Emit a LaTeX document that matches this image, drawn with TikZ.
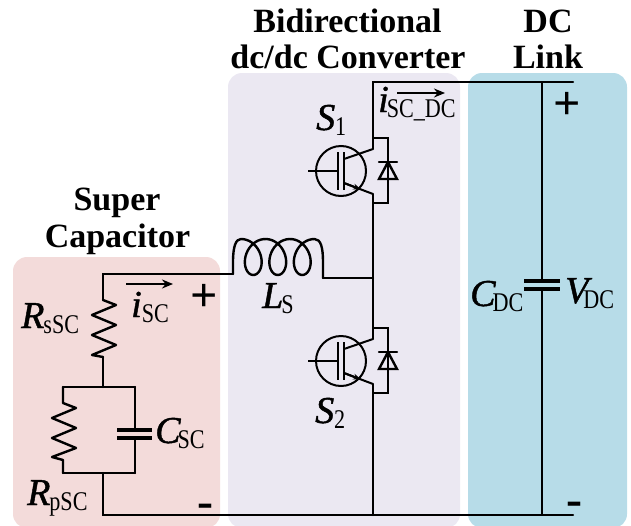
\documentclass[tikz,border=0pt]{standalone}
\usepackage{fontspec}
\setmainfont{Liberation Serif}
\newfontfamily\mainitfont[ItalicFeatures={FakeBold=1.2}]{Liberation Serif}
\newfontfamily\subfont[FakeStretch=0.82]{Liberation Serif}
\usetikzlibrary{arrows.meta}
\definecolor{scred}{HTML}{F3DBDA}
\definecolor{convpurple}{HTML}{EBE8F2}
\definecolor{linkblue}{HTML}{B7DCE8}
\newcommand{\mainlab}[3][0pt]{{\fontsize{38}{38}\mainitfont\itshape #2}\kern#1\raisebox{-5pt}{\fontsize{27}{27}\subfont #3}}
\newcommand{\headlab}[1]{{\fontsize{34}{36}\selectfont\bfseries #1}}
\tikzset{
  panel/.style={rounded corners=14pt,draw=none},
  wire/.style={line width=2.4pt,line join=miter,line cap=round},
  thin wire/.style={line width=2pt},
  labelnode/.style={inner sep=0pt,anchor=base west},
  head/.style={inner sep=0pt,anchor=base,align=center},
  flow/.style={line width=1.8pt,-{Stealth[length=11pt,width=9pt]}},
  sign/.style={inner sep=0pt,font=\fontsize{48}{48}\selectfont\bfseries},
  pics/igbt/.style={code={
    \draw[line width=2pt] (0,0) circle (25);
    \draw[line width=2pt] (-33,0) -- (-3.5,0);
    \draw[line width=2pt] (-3.5,-19) -- (-3.5,19);
    \draw[line width=2pt] (3,-19) -- (3,19);
    \draw[line width=2pt] (3,-12) -- (32,-22);
    \draw[line width=2pt] (3,12) -- (32,23);
    \draw[line width=2pt,-{Stealth[length=8pt,width=6pt]}] (3,12) -- (20,18.5);
    \draw[wire] (32,-22) -- (32,-33) -- (47,-33) -- (47,32) -- (32,32) -- (32,23);
    \draw[wire,fill=none] (47,-9) -- (38,8) -- (56,8) -- cycle;
    \draw[wire] (38,-9) -- (56,-9);
  }}
}
\begin{document}
\begin{tikzpicture}[x=1pt,y=-1pt]
\useasboundingbox (0,0) rectangle (631,525);
% panels
\fill[panel,scred] (13,257) rectangle (220,528);
\fill[panel,convpurple] (228,73) rectangle (460,528);
\fill[panel,linkblue] (468,73) rectangle (627,528);
% headings
\node[head] (hsc1) at (117,210) {\headlab{Super}};
\node[head] (hsc2) at (117.5,247) {\headlab{Capacitor}};
\node[head] (hconv1) at (347.5,32) {\headlab{Bidirectional}};
\node[head] (hconv2) at (348,68) {\headlab{dc/dc Converter}};
\node[head] (hdc1) at (548,32) {\headlab{DC}};
\node[head] (hdc2) at (548,68) {\headlab{Link}};
% key points
\coordinate (sctop) at (103,274);
\coordinate (indin) at (233,274);
\coordinate (indout) at (323,278);
\coordinate (mid) at (373,278);
\coordinate (bustl) at (373,82);
\coordinate (bustr) at (573,82);
\coordinate (dctop) at (542,82);
\coordinate (dcbot) at (542,515);
\coordinate (busbl) at (103,515);
\coordinate (busbr) at (573,515);
\coordinate (s1top) at (373,138);
\coordinate (s1bot) at (373,203);
\coordinate (s2top) at (373,328);
\coordinate (s2bot) at (373,393);
\coordinate (rsstart) at (103,300);
\coordinate (rsend) at (103,357);
\coordinate (pt) at (103,387);
\coordinate (pb) at (103,473);
\coordinate (ptl) at (63,387);
\coordinate (ptr) at (135,387);
\coordinate (pbl) at (63,473);
\coordinate (pbr) at (135,473);
% wires
\draw[wire] (rsstart) -- (sctop) -- (indin);
\draw[wire] (rsend) -- (pt);
\draw[wire] (ptl) -- (ptr);
\draw[wire] (pbl) -- (pbr);
\draw[wire] (pb) -- (busbl) -- (busbr);
\draw[wire] (s1top) -- (bustl) -- (bustr);
\draw[wire] (s1bot) -- (s2top);
\draw[wire] (s2bot) -- (373,515);
\draw[wire] (indout) -- (mid);
\draw[thin wire] (dctop) -- (542,281);
\draw[thin wire] (542,289) -- (dcbot);
% series resistor
\draw[wire,line join=round] (rsstart) -- (116,305) -- (92,315) -- (116,325) -- (92,335) -- (116,345) -- (92,355) -- (rsend);
% parallel resistor
\draw[wire,line join=round] (ptl) -- (63,403) -- (76,408) -- (52,418) -- (76,428) -- (52,438) -- (76,448) -- (52,457) -- (63,460) -- (pbl);
% parallel capacitor
\draw[wire] (ptr) -- (135,430);
\draw[wire] (135,438) -- (pbr);
\draw[line width=3.2pt] (117,430) -- (152,430);
\draw[line width=3.2pt] (117,438) -- (152,438);
% dc capacitor
\draw[line width=3.2pt] (524,281) -- (560,281);
\draw[line width=3.2pt] (524,289) -- (560,289);
% inductor
\draw[wire,line join=round] (indin) -- (233,262) .. controls (233,246) and (236,239) .. (241,239)
  plot[smooth,domain=0:18.85,samples=120,variable=\t] ({241+3.9*\t+14*sin(\t r)},{257-18*cos(\t r)})
  .. controls (321,239) and (323,248) .. (323,262) -- (indout);
% switches
\pic at (341,171) {igbt};
\pic at (341,361) {igbt};
% current arrows
\coordinate (ia) at (126,284);
\coordinate (ib) at (173,284);
\coordinate (ja) at (397,93);
\coordinate (jb) at (445,93);
\draw[flow] (ia) -- (ib);
\draw[flow] (ja) -- (jb);
% labels
\node[labelnode] (rs) at (21,328) {\mainlab[-1pt]{R}{sSC}};
\node[labelnode] (rp) at (27,505) {\mainlab[-1pt]{R}{pSC}};
\node[labelnode] (cs) at (155,443) {\mainlab[-3pt]{C}{SC}};
\node[labelnode] (ls) at (262,308) {\mainlab[-2pt]{L}{S}};
\node[labelnode] (s1) at (316,130) {\mainlab[0pt]{S}{1}};
\node[labelnode] (s2) at (315,423) {\mainlab[0pt]{S}{2}};
\node[labelnode] (is) at (131,317) {\mainlab[0pt]{i}{SC}};
\node[labelnode] (isd) at (378,112) {\mainlab[-2pt]{i}{SC\_DC}};
\node[labelnode] (cd) at (470,306) {\mainlab[-3pt]{C}{DC}};
\node[labelnode] (vd) at (565,303) {\mainlab[-5pt]{V}{DC}};
% polarity
\node[sign] (p1) at (204,298) {+};
\node[sign] (p2) at (567,106) {+};
\node[sign] (m1) at (205,511) {-};
\node[sign] (m2) at (574,509) {-};
\end{tikzpicture}
\end{document}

-=-=-=-=-

=== What to work on ===
Give back the whole listing as it stands, minus its pictures.

=== Result of the exercise ===
Emit a LaTeX document that matches this image, drawn with TikZ.
\documentclass[tikz,border=0pt]{standalone}
\usepackage{fontspec}
\setmainfont{Liberation Serif}
\newfontfamily\mainitfont[ItalicFeatures={FakeBold=1.2}]{Liberation Serif}
\newfontfamily\subfont[FakeStretch=0.82]{Liberation Serif}
\usetikzlibrary{arrows.meta}
\definecolor{scred}{HTML}{F3DBDA}
\definecolor{convpurple}{HTML}{EBE8F2}
\definecolor{linkblue}{HTML}{B7DCE8}
\newcommand{\mainlab}[3][0pt]{{\fontsize{38}{38}\mainitfont\itshape #2}\kern#1\raisebox{-5pt}{\fontsize{27}{27}\subfont #3}}
\newcommand{\headlab}[1]{{\fontsize{34}{36}\selectfont\bfseries #1}}
\tikzset{
  panel/.style={rounded corners=14pt,draw=none},
  wire/.style={line width=2.4pt,line join=miter,line cap=round},
  thin wire/.style={line width=2pt},
  labelnode/.style={inner sep=0pt,anchor=base west},
  head/.style={inner sep=0pt,anchor=base,align=center},
  flow/.style={line width=1.8pt,-{Stealth[length=11pt,width=9pt]}},
  sign/.style={inner sep=0pt,font=\fontsize{48}{48}\selectfont\bfseries},
  pics/igbt/.style={code={
    \draw[line width=2pt] (0,0) circle (25);
    \draw[line width=2pt] (-33,0) -- (-3.5,0);
    \draw[line width=2pt] (-3.5,-19) -- (-3.5,19);
    \draw[line width=2pt] (3,-19) -- (3,19);
    \draw[line width=2pt] (3,-12) -- (32,-22);
    \draw[line width=2pt] (3,12) -- (32,23);
    \draw[line width=2pt,-{Stealth[length=8pt,width=6pt]}] (3,12) -- (20,18.5);
    \draw[wire] (32,-22) -- (32,-33) -- (47,-33) -- (47,32) -- (32,32) -- (32,23);
    \draw[wire,fill=none] (47,-9) -- (38,8) -- (56,8) -- cycle;
    \draw[wire] (38,-9) -- (56,-9);
  }}
}
\begin{document}
\begin{tikzpicture}[x=1pt,y=-1pt]
\useasboundingbox (0,0) rectangle (631,525);
% panels
\fill[panel,scred] (13,257) rectangle (220,528);
\fill[panel,convpurple] (228,73) rectangle (460,528);
\fill[panel,linkblue] (468,73) rectangle (627,528);
% headings
\node[head] (hsc1) at (117,210) {\headlab{Super}};
\node[head] (hsc2) at (117.5,247) {\headlab{Capacitor}};
\node[head] (hconv1) at (347.5,32) {\headlab{Bidirectional}};
\node[head] (hconv2) at (348,68) {\headlab{dc/dc Converter}};
\node[head] (hdc1) at (548,32) {\headlab{DC}};
\node[head] (hdc2) at (548,68) {\headlab{Link}};
% key points
\coordinate (sctop) at (103,274);
\coordinate (indin) at (233,274);
\coordinate (indout) at (323,278);
\coordinate (mid) at (373,278);
\coordinate (bustl) at (373,82);
\coordinate (bustr) at (573,82);
\coordinate (dctop) at (542,82);
\coordinate (dcbot) at (542,515);
\coordinate (busbl) at (103,515);
\coordinate (busbr) at (573,515);
\coordinate (s1top) at (373,138);
\coordinate (s1bot) at (373,203);
\coordinate (s2top) at (373,328);
\coordinate (s2bot) at (373,393);
\coordinate (rsstart) at (103,300);
\coordinate (rsend) at (103,357);
\coordinate (pt) at (103,387);
\coordinate (pb) at (103,473);
\coordinate (ptl) at (63,387);
\coordinate (ptr) at (135,387);
\coordinate (pbl) at (63,473);
\coordinate (pbr) at (135,473);
% wires
\draw[wire] (rsstart) -- (sctop) -- (indin);
\draw[wire] (rsend) -- (pt);
\draw[wire] (ptl) -- (ptr);
\draw[wire] (pbl) -- (pbr);
\draw[wire] (pb) -- (busbl) -- (busbr);
\draw[wire] (s1top) -- (bustl) -- (bustr);
\draw[wire] (s1bot) -- (s2top);
\draw[wire] (s2bot) -- (373,515);
\draw[wire] (indout) -- (mid);
\draw[thin wire] (dctop) -- (542,281);
\draw[thin wire] (542,289) -- (dcbot);
% series resistor
\draw[wire,line join=round] (rsstart) -- (116,305) -- (92,315) -- (116,325) -- (92,335) -- (116,345) -- (92,355) -- (rsend);
% parallel resistor
\draw[wire,line join=round] (ptl) -- (63,403) -- (76,408) -- (52,418) -- (76,428) -- (52,438) -- (76,448) -- (52,457) -- (63,460) -- (pbl);
% parallel capacitor
\draw[wire] (ptr) -- (135,430);
\draw[wire] (135,438) -- (pbr);
\draw[line width=3.2pt] (117,430) -- (152,430);
\draw[line width=3.2pt] (117,438) -- (152,438);
% dc capacitor
\draw[line width=3.2pt] (524,281) -- (560,281);
\draw[line width=3.2pt] (524,289) -- (560,289);
% inductor
\draw[wire,line join=round] (indin) -- (233,262) .. controls (233,246) and (236,239) .. (241,239)
  plot[smooth,domain=0:18.85,samples=120,variable=\t] ({241+3.9*\t+14*sin(\t r)},{257-18*cos(\t r)})
  .. controls (321,239) and (323,248) .. (323,262) -- (indout);
% switches
\pic at (341,171) {igbt};
\pic at (341,361) {igbt};
% current arrows
\coordinate (ia) at (126,284);
\coordinate (ib) at (173,284);
\coordinate (ja) at (397,93);
\coordinate (jb) at (445,93);
\draw[flow] (ia) -- (ib);
\draw[flow] (ja) -- (jb);
% labels
\node[labelnode] (rs) at (21,328) {\mainlab[-1pt]{R}{sSC}};
\node[labelnode] (rp) at (27,505) {\mainlab[-1pt]{R}{pSC}};
\node[labelnode] (cs) at (155,443) {\mainlab[-3pt]{C}{SC}};
\node[labelnode] (ls) at (262,308) {\mainlab[-2pt]{L}{S}};
\node[labelnode] (s1) at (316,130) {\mainlab[0pt]{S}{1}};
\node[labelnode] (s2) at (315,423) {\mainlab[0pt]{S}{2}};
\node[labelnode] (is) at (131,317) {\mainlab[0pt]{i}{SC}};
\node[labelnode] (isd) at (378,112) {\mainlab[-2pt]{i}{SC\_DC}};
\node[labelnode] (cd) at (470,306) {\mainlab[-3pt]{C}{DC}};
\node[labelnode] (vd) at (565,303) {\mainlab[-5pt]{V}{DC}};
% polarity
\node[sign] (p1) at (204,298) {+};
\node[sign] (p2) at (567,106) {+};
\node[sign] (m1) at (205,511) {-};
\node[sign] (m2) at (574,509) {-};
\end{tikzpicture}
\end{document}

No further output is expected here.